● What is required
Beneath this line are entries. Copy the range from the line with "Emit a Python" to the line with "dairies at coverage", ends included, exactly; leave pictures out.

Plotting code records:
━━━━━━━━━━━━━━━━━━━━━━━━━━━━━━
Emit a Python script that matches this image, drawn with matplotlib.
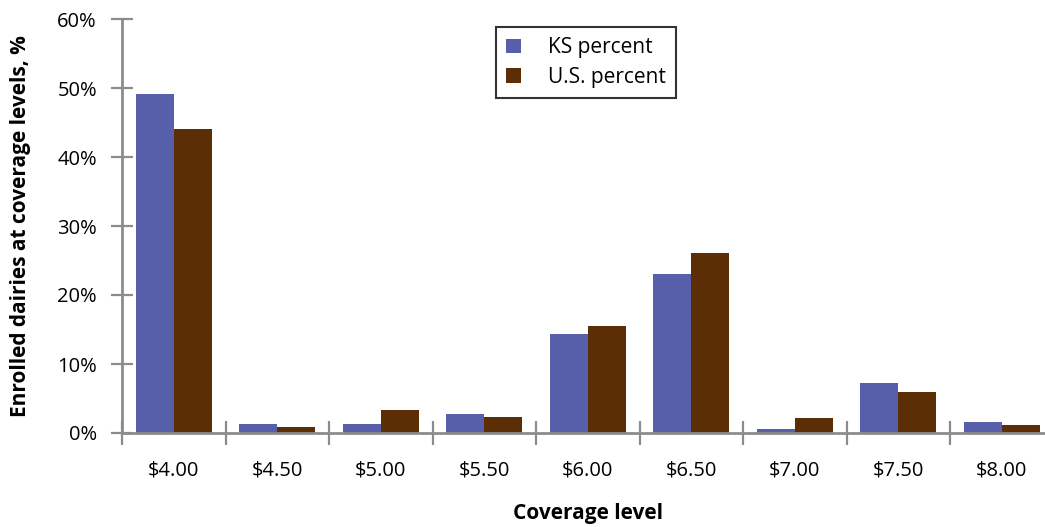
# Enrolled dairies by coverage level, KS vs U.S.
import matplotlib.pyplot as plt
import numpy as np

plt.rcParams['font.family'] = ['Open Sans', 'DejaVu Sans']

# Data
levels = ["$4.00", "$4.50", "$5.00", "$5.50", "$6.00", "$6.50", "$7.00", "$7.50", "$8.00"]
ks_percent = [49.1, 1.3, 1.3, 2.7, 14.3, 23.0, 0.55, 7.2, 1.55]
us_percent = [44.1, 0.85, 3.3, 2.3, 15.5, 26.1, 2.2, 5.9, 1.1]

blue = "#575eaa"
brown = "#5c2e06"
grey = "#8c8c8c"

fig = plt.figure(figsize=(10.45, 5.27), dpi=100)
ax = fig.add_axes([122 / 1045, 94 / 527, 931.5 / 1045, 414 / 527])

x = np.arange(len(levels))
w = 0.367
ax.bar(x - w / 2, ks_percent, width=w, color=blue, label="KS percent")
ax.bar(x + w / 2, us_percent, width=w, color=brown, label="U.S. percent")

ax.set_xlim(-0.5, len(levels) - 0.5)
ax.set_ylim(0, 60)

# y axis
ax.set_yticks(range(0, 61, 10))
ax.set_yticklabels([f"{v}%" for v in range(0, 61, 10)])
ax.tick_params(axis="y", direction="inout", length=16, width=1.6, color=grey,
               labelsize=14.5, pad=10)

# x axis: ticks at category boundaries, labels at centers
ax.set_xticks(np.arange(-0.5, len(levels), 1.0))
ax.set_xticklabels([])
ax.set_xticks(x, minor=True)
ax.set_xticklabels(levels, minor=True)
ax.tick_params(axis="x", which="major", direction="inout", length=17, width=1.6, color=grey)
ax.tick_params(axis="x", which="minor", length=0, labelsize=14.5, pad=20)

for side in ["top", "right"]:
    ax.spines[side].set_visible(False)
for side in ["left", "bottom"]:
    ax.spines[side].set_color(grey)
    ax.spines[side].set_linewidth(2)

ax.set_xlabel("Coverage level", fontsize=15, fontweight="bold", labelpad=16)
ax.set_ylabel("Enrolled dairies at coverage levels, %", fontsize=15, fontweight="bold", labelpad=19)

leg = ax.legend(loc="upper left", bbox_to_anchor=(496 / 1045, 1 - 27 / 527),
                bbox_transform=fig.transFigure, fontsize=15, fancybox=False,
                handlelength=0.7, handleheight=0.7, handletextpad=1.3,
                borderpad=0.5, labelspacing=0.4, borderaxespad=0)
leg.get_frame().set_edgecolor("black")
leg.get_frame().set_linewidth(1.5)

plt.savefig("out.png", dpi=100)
━━━━━━━━━━━━━━━━━━━━━━━━━━━━━━
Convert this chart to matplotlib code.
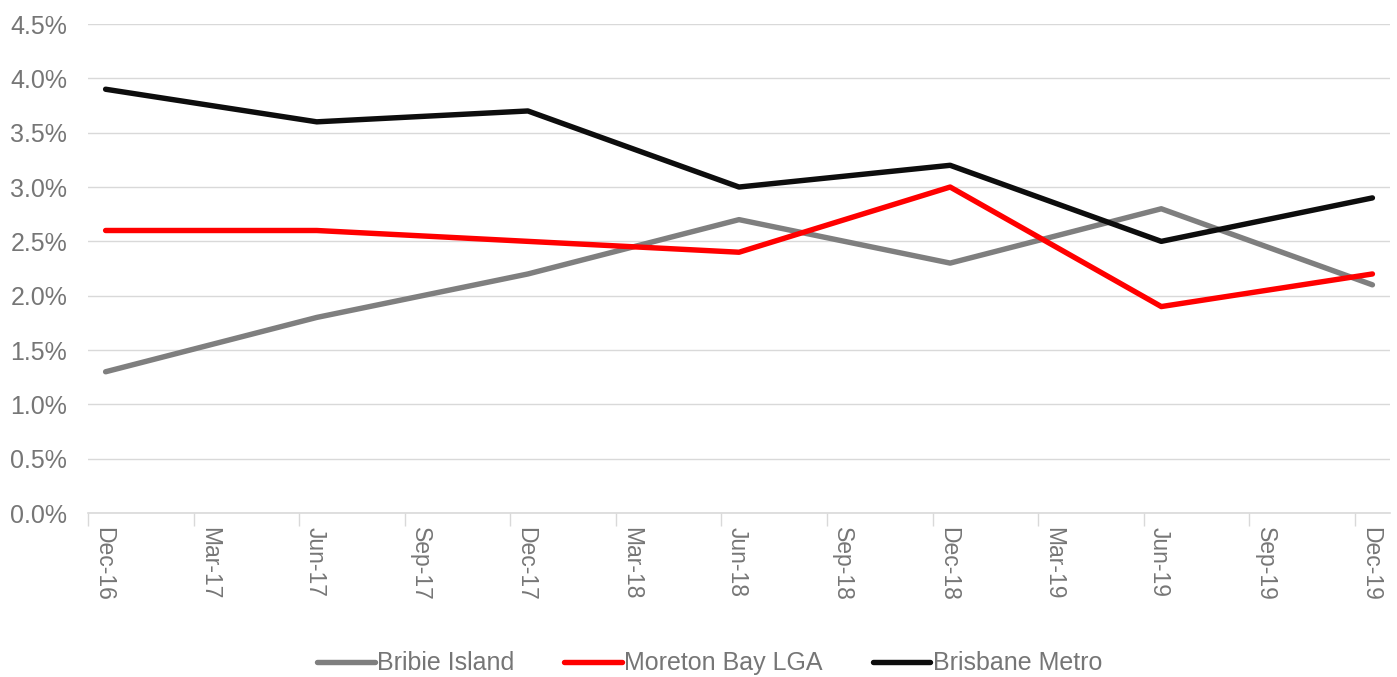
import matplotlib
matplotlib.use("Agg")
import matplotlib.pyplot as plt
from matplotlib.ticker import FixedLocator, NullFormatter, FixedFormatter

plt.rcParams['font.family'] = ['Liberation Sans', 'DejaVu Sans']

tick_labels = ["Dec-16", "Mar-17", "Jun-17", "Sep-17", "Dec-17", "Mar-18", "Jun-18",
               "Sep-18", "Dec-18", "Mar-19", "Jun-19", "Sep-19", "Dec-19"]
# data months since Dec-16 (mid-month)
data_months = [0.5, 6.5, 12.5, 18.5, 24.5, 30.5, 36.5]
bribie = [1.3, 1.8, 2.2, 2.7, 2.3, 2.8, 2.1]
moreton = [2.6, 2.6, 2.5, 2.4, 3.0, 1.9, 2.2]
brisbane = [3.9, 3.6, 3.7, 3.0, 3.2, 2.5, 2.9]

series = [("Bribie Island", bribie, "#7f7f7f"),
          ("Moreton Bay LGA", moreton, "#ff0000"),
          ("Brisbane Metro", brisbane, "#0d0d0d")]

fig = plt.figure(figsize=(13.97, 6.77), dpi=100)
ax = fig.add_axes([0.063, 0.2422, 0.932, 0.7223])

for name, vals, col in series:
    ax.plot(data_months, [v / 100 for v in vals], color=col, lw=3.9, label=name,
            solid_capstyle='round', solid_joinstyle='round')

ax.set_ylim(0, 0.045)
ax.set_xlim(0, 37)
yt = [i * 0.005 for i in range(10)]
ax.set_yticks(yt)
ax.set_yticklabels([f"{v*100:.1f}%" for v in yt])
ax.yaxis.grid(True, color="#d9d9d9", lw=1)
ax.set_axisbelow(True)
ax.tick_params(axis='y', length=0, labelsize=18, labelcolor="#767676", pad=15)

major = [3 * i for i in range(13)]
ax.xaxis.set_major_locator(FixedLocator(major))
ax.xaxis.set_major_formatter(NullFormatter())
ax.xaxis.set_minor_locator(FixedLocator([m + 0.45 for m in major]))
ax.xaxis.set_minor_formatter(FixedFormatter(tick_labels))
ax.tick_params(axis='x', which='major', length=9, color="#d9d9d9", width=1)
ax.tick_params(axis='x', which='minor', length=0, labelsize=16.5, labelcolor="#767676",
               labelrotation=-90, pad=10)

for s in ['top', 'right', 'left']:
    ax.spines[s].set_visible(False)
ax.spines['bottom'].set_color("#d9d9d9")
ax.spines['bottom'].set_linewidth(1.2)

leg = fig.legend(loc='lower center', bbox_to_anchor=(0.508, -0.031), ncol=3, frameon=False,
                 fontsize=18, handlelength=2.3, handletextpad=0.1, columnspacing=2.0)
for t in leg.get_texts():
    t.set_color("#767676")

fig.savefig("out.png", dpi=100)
━━━━━━━━━━━━━━━━━━━━━━━━━━━━━━
● Response to this exercise
Emit a Python script that matches this image, drawn with matplotlib.
# Enrolled dairies by coverage level, KS vs U.S.
import matplotlib.pyplot as plt
import numpy as np

plt.rcParams['font.family'] = ['Open Sans', 'DejaVu Sans']

# Data
levels = ["$4.00", "$4.50", "$5.00", "$5.50", "$6.00", "$6.50", "$7.00", "$7.50", "$8.00"]
ks_percent = [49.1, 1.3, 1.3, 2.7, 14.3, 23.0, 0.55, 7.2, 1.55]
us_percent = [44.1, 0.85, 3.3, 2.3, 15.5, 26.1, 2.2, 5.9, 1.1]

blue = "#575eaa"
brown = "#5c2e06"
grey = "#8c8c8c"

fig = plt.figure(figsize=(10.45, 5.27), dpi=100)
ax = fig.add_axes([122 / 1045, 94 / 527, 931.5 / 1045, 414 / 527])

x = np.arange(len(levels))
w = 0.367
ax.bar(x - w / 2, ks_percent, width=w, color=blue, label="KS percent")
ax.bar(x + w / 2, us_percent, width=w, color=brown, label="U.S. percent")

ax.set_xlim(-0.5, len(levels) - 0.5)
ax.set_ylim(0, 60)

# y axis
ax.set_yticks(range(0, 61, 10))
ax.set_yticklabels([f"{v}%" for v in range(0, 61, 10)])
ax.tick_params(axis="y", direction="inout", length=16, width=1.6, color=grey,
               labelsize=14.5, pad=10)

# x axis: ticks at category boundaries, labels at centers
ax.set_xticks(np.arange(-0.5, len(levels), 1.0))
ax.set_xticklabels([])
ax.set_xticks(x, minor=True)
ax.set_xticklabels(levels, minor=True)
ax.tick_params(axis="x", which="major", direction="inout", length=17, width=1.6, color=grey)
ax.tick_params(axis="x", which="minor", length=0, labelsize=14.5, pad=20)

for side in ["top", "right"]:
    ax.spines[side].set_visible(False)
for side in ["left", "bottom"]:
    ax.spines[side].set_color(grey)
    ax.spines[side].set_linewidth(2)

ax.set_xlabel("Coverage level", fontsize=15, fontweight="bold", labelpad=16)
ax.set_ylabel("Enrolled dairies at coverage levels, %", fontsize=15, fontweight="bold", labelpad=19)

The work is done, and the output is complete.